### SUPPLIED INFORMATION
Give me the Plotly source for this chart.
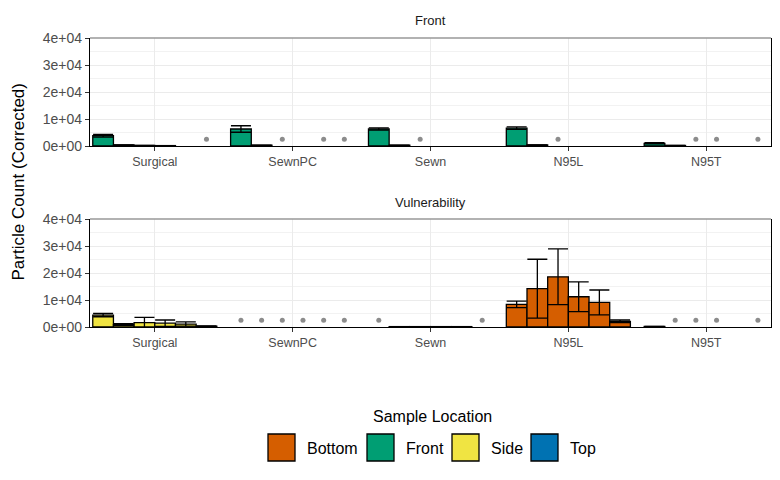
import plotly.graph_objects as go

# ---------------- data ----------------
categories = ["Surgical", "SewnPC", "Sewn", "N95L", "N95T"]
size_bins = ["b1", "b2", "b3", "b4", "b5", "b6"]          # dodged groups within each mask
locations = ["Bottom", "Front", "Side", "Top"]
loc_colors = ["#D55E00", "#009E73", "#F0E442", "#0072B2"]
ytick_vals = [0, 10000, 20000, 30000, 40000]
ytick_text = ["0e+00", "1e+04", "2e+04", "3e+04", "4e+04"]
panels = ["Front", "Vulnerability"]

N = None
# Front panel: mean and sd per mask (rows) and size bin (cols); None = missing (grey dot), 0 = no bar
front_mean = [
    [3800, 400, 200, 150, 0, N],
    [6300, 300, N, 0, N, N],
    [6300, 300, N, 0, 0, 0],
    [6600, 400, N, 0, 0, 0],
    [1000, 200, N, N, 0, N],
]
front_sd = [
    [500, 0, 0, 0, 0, N],
    [1200, 0, N, 0, N, N],
    [400, 0, N, 0, 0, 0],
    [450, 0, N, 0, 0, 0],
    [200, 0, N, N, 0, N],
]
front_loc = ["Front", "Front", "Front", "Front", "Front"]

vuln_mean = [
    [4400, 900, 1600, 1400, 1100, 300],
    [N, N, N, N, N, N],
    [N, 150, 150, 150, 150, N],
    [8400, 14200, 18600, 11200, 9100, 2100],
    [200, N, N, N, 0, N],
]
vuln_sd = [
    [600, 300, 2000, 1200, 800, 100],
    [N, N, N, N, N, N],
    [N, 0, 0, 0, 0, N],
    [1200, 10900, 10300, 5500, 4600, 500],
    [0, N, N, N, 0, N],
]
vuln_loc = ["Side", "Side", "Bottom", "Bottom", "Bottom"]

missing_marker_y = 2500

# ---------------- layout constants ----------------
W, H = 780, 480
PL, PR = 90, 771          # panel left/right px
TOP1, BOT1 = 38, 146      # Front panel
TOP2, BOT2 = 219, 327     # Vulnerability panel
dodge = 0.9
bw = dodge / len(size_bins)

def pxx(px):
    return (px - PL) / (PR - PL)

def pxy(py):
    return (BOT2 - py) / (BOT2 - TOP1)

font = "Liberation Sans, Arial, sans-serif"
fig = go.Figure()

panel_data = [(front_mean, front_sd, front_loc), (vuln_mean, vuln_sd, vuln_loc)]
for p, (means, sds, locs) in enumerate(panel_data):
    xa = "x" if p == 0 else "x2"
    ya = "y" if p == 0 else "y2"
    bx, by, be, bc = [], [], [], []
    dx, dy = [], []
    for i, cat in enumerate(categories):
        for j in range(len(size_bins)):
            xpos = i + (j - (len(size_bins) - 1) / 2) * bw
            m = means[i][j]
            if m is None:
                dx.append(xpos)
                dy.append(missing_marker_y)
            elif m > 0:
                bx.append(xpos)
                by.append(m)
                be.append(sds[i][j])
                bc.append(loc_colors[locations.index(locs[i])])
    fig.add_trace(go.Bar(
        x=bx, y=by, width=bw, xaxis=xa, yaxis=ya,
        marker=dict(color=bc, line=dict(color="black", width=1.3)),
        error_y=dict(type="data", array=be, visible=True, color="black",
                     thickness=1.3, width=10),
        showlegend=False, hoverinfo="skip"))
    fig.add_trace(go.Scatter(
        x=dx, y=dy, mode="markers", xaxis=xa, yaxis=ya,
        marker=dict(color="#8c8c8c", size=5), showlegend=False, hoverinfo="skip"))

axis_x = dict(range=[-0.47, len(categories) - 1 + 0.47], tickmode="array",
              tickvals=list(range(len(categories))), ticktext=categories,
              showgrid=True, gridcolor="#EBEBEB", gridwidth=1,
              showline=True, linecolor="black", linewidth=1.3,
              ticks="outside", ticklen=4, tickcolor="#333333", tickwidth=1,
              tickfont=dict(family=font, size=12.5, color="#4D4D4D"),
              zeroline=False, fixedrange=True, automargin=False)
axis_y = dict(range=[0, 40000], tickmode="array", tickvals=ytick_vals, ticktext=ytick_text,
              showgrid=True, gridcolor="#EBEBEB", gridwidth=1,
              minor=dict(dtick=5000, tick0=0, showgrid=True, gridcolor="#F2F2F2", gridwidth=0.6),
              showline=True, linecolor="black", linewidth=1.3, mirror=True,
              ticks="outside", ticklen=4, tickcolor="#333333", tickwidth=1,
              tickfont=dict(family=font, size=14, color="#4D4D4D"),
              zeroline=False, fixedrange=True, automargin=False)

fig.update_layout(
    width=W, height=H,
    margin=dict(l=PL, r=W - PR, t=TOP1, b=H - BOT2, autoexpand=False),
    plot_bgcolor="white", paper_bgcolor="white",
    barmode="overlay",
    xaxis=dict(axis_x, anchor="y", domain=[0, 1]),
    yaxis=dict(axis_y, anchor="x", domain=[pxy(BOT1), 1]),
    xaxis2=dict(axis_x, anchor="y2", domain=[0, 1]),
    yaxis2=dict(axis_y, anchor="x2", domain=[0, pxy(TOP2)]),
    font=dict(family=font),
)

shapes = []
annotations = []
# grey top borders of panels
for top in (TOP1, TOP2):
    shapes.append(dict(type="line", xref="paper", yref="paper", x0=0, x1=1,
                       y0=pxy(top), y1=pxy(top), line=dict(color="#999999", width=1.5)))
# strip titles
for name, top in zip(panels, (TOP1, TOP2)):
    annotations.append(dict(text=name, xref="paper", yref="paper", x=0.5, y=pxy(top - 17),
                            showarrow=False, xanchor="center", yanchor="middle",
                            font=dict(family=font, size=13, color="#1A1A1A")))
# y-axis title
annotations.append(dict(text="Particle Count (Corrected)", xref="paper", yref="paper",
                        x=pxx(18), y=pxy((TOP1 + BOT2) / 2), textangle=-90, showarrow=False,
                        xanchor="center", yanchor="middle",
                        font=dict(family=font, size=17, color="black")))
# legend (manual)
annotations.append(dict(text="Sample Location", xref="paper", yref="paper", x=pxx(432),
                        y=pxy(417), showarrow=False, xanchor="center", yanchor="middle",
                        font=dict(family=font, size=16, color="black")))
key_left = [268, 367, 452, 531]
for loc, col, kx in zip(locations, loc_colors, key_left):
    shapes.append(dict(type="rect", xref="paper", yref="paper",
                       x0=pxx(kx), x1=pxx(kx + 27), y0=pxy(461), y1=pxy(434),
                       fillcolor=col, line=dict(color="black", width=1.3)))
    annotations.append(dict(text=loc, xref="paper", yref="paper", x=pxx(kx + 37), y=pxy(448),
                            showarrow=False, xanchor="left", yanchor="middle",
                            font=dict(family=font, size=16, color="black")))

fig.update_layout(shapes=shapes, annotations=annotations)
fig.write_html("out.html", config={"displayModeBar": False},
               post_script="document.body.style.margin='0';document.body.style.padding='0';")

### BRIEF
Extract the lines exactly, please: the first line of the listing, the line with "fig = go.Figure()", and every line between them, but no pictures.

### EXERCISE RESULT
Give me the Plotly source for this chart.
import plotly.graph_objects as go

# ---------------- data ----------------
categories = ["Surgical", "SewnPC", "Sewn", "N95L", "N95T"]
size_bins = ["b1", "b2", "b3", "b4", "b5", "b6"]          # dodged groups within each mask
locations = ["Bottom", "Front", "Side", "Top"]
loc_colors = ["#D55E00", "#009E73", "#F0E442", "#0072B2"]
ytick_vals = [0, 10000, 20000, 30000, 40000]
ytick_text = ["0e+00", "1e+04", "2e+04", "3e+04", "4e+04"]
panels = ["Front", "Vulnerability"]

N = None
# Front panel: mean and sd per mask (rows) and size bin (cols); None = missing (grey dot), 0 = no bar
front_mean = [
    [3800, 400, 200, 150, 0, N],
    [6300, 300, N, 0, N, N],
    [6300, 300, N, 0, 0, 0],
    [6600, 400, N, 0, 0, 0],
    [1000, 200, N, N, 0, N],
]
front_sd = [
    [500, 0, 0, 0, 0, N],
    [1200, 0, N, 0, N, N],
    [400, 0, N, 0, 0, 0],
    [450, 0, N, 0, 0, 0],
    [200, 0, N, N, 0, N],
]
front_loc = ["Front", "Front", "Front", "Front", "Front"]

vuln_mean = [
    [4400, 900, 1600, 1400, 1100, 300],
    [N, N, N, N, N, N],
    [N, 150, 150, 150, 150, N],
    [8400, 14200, 18600, 11200, 9100, 2100],
    [200, N, N, N, 0, N],
]
vuln_sd = [
    [600, 300, 2000, 1200, 800, 100],
    [N, N, N, N, N, N],
    [N, 0, 0, 0, 0, N],
    [1200, 10900, 10300, 5500, 4600, 500],
    [0, N, N, N, 0, N],
]
vuln_loc = ["Side", "Side", "Bottom", "Bottom", "Bottom"]

missing_marker_y = 2500

# ---------------- layout constants ----------------
W, H = 780, 480
PL, PR = 90, 771          # panel left/right px
TOP1, BOT1 = 38, 146      # Front panel
TOP2, BOT2 = 219, 327     # Vulnerability panel
dodge = 0.9
bw = dodge / len(size_bins)

def pxx(px):
    return (px - PL) / (PR - PL)

def pxy(py):
    return (BOT2 - py) / (BOT2 - TOP1)

font = "Liberation Sans, Arial, sans-serif"
fig = go.Figure()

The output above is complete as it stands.